Problem statement >>
Extract and list every line that contains the word "matplotlib".
════
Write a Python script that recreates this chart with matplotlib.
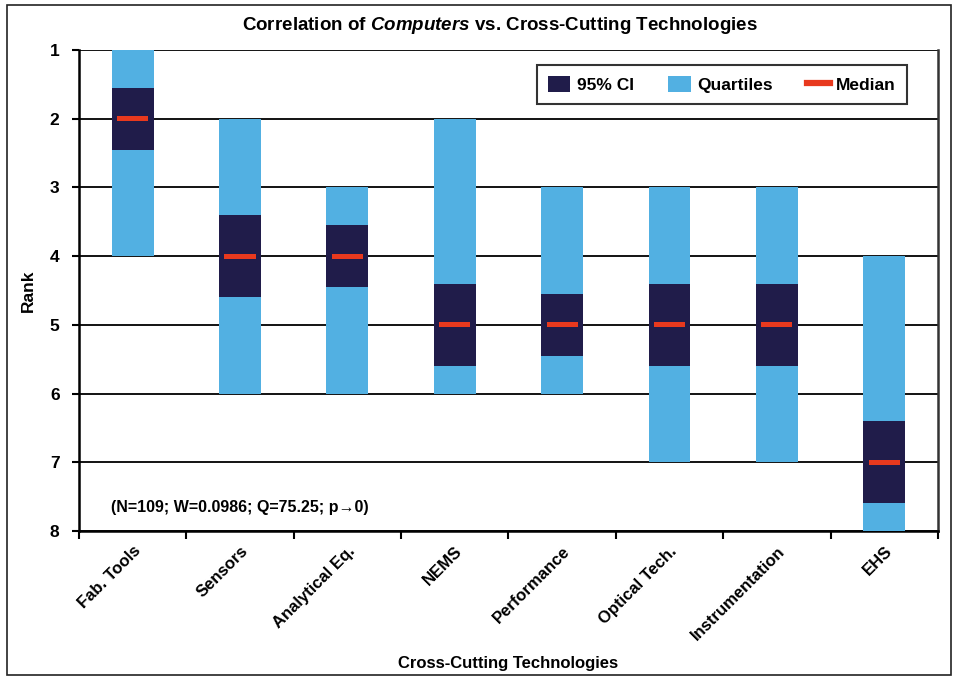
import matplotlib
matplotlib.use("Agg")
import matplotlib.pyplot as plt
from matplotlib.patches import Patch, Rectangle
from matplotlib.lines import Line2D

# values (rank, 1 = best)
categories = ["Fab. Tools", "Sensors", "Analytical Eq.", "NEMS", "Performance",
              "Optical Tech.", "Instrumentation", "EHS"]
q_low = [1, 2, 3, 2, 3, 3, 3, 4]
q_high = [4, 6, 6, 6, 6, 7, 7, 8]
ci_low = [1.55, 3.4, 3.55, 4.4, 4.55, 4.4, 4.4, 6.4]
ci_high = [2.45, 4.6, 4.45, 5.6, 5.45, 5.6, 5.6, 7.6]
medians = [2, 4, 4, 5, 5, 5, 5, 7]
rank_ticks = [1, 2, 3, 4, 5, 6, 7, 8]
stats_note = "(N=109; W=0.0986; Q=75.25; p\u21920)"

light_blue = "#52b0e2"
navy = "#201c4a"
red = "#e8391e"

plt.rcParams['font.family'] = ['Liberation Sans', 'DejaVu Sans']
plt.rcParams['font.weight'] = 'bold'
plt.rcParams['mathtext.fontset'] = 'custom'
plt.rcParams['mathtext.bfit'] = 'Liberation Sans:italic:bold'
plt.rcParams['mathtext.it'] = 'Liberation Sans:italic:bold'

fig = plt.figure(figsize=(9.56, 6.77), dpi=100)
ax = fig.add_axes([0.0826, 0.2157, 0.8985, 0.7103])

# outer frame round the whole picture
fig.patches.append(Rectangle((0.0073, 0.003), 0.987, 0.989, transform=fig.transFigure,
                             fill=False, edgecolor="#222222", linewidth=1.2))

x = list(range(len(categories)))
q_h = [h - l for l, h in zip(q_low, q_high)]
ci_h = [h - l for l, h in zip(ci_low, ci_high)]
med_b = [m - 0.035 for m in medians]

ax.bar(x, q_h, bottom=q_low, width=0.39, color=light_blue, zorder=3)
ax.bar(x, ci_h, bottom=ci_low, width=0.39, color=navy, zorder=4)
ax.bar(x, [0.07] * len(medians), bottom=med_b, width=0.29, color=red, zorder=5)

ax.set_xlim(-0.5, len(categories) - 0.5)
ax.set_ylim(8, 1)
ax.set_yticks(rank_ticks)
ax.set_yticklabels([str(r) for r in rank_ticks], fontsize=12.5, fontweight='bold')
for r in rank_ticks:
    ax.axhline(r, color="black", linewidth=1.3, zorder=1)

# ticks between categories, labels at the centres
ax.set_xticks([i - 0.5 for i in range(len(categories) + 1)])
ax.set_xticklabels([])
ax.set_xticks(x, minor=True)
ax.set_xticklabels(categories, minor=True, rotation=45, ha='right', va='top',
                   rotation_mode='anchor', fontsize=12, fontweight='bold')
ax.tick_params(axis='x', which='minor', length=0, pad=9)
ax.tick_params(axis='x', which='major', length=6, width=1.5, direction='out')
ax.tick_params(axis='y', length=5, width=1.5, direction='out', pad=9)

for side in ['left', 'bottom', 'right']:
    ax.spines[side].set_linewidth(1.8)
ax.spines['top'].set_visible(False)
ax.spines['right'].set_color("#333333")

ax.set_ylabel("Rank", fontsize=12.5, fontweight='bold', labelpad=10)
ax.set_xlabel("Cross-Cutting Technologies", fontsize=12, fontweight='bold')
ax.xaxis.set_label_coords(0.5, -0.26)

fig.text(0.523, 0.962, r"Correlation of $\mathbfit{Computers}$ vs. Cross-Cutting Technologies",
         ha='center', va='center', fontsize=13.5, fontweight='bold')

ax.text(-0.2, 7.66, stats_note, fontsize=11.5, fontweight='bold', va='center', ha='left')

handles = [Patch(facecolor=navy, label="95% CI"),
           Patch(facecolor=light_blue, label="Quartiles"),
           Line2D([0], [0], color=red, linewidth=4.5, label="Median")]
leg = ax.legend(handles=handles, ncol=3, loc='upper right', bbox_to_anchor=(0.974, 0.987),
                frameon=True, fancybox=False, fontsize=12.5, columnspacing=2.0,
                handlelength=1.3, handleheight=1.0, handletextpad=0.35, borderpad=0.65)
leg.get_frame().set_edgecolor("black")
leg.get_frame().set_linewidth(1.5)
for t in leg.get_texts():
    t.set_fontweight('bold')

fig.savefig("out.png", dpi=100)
════
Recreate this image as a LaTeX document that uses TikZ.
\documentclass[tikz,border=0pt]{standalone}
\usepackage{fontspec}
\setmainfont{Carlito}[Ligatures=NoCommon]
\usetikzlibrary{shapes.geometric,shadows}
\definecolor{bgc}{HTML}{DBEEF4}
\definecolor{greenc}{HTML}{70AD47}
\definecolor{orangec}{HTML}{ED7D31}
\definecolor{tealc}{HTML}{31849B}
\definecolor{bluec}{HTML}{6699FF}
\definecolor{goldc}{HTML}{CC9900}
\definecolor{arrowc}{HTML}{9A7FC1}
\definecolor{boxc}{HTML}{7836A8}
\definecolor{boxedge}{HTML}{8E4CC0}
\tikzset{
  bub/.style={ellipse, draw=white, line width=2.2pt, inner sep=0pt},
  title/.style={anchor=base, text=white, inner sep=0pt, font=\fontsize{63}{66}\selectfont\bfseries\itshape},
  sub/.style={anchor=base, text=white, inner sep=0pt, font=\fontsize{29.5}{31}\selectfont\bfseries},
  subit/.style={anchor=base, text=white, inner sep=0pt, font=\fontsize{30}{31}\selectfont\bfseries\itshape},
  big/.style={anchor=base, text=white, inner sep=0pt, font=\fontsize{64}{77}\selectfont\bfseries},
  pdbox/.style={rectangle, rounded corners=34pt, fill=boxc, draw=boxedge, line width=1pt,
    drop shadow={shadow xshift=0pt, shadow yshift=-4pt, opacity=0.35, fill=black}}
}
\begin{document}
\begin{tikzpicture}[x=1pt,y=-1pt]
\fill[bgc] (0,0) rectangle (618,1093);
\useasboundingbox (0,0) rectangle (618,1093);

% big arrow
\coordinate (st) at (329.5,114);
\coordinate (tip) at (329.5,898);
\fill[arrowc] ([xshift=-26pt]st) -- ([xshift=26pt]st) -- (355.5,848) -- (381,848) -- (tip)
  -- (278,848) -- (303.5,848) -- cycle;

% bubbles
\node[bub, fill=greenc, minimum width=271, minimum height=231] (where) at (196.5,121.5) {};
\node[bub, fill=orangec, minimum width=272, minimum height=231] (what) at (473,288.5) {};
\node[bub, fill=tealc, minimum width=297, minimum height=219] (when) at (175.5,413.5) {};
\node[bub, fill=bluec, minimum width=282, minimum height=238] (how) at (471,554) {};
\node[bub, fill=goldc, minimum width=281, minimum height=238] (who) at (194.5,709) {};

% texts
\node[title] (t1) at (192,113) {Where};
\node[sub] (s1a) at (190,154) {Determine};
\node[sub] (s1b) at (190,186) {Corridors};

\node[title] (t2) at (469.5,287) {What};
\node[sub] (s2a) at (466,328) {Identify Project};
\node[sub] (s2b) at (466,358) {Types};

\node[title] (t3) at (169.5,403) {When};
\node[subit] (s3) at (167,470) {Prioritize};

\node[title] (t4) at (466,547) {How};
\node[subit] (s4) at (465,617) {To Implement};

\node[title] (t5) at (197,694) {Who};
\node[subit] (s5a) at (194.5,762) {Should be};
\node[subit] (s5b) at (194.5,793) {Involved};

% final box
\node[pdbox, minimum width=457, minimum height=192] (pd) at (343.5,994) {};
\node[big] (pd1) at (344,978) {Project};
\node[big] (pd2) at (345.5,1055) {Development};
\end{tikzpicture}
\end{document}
════
Exercise solution >>
Write a Python script that recreates this chart with matplotlib.
import matplotlib
matplotlib.use("Agg")
import matplotlib.pyplot as plt
from matplotlib.patches import Patch, Rectangle
from matplotlib.lines import Line2D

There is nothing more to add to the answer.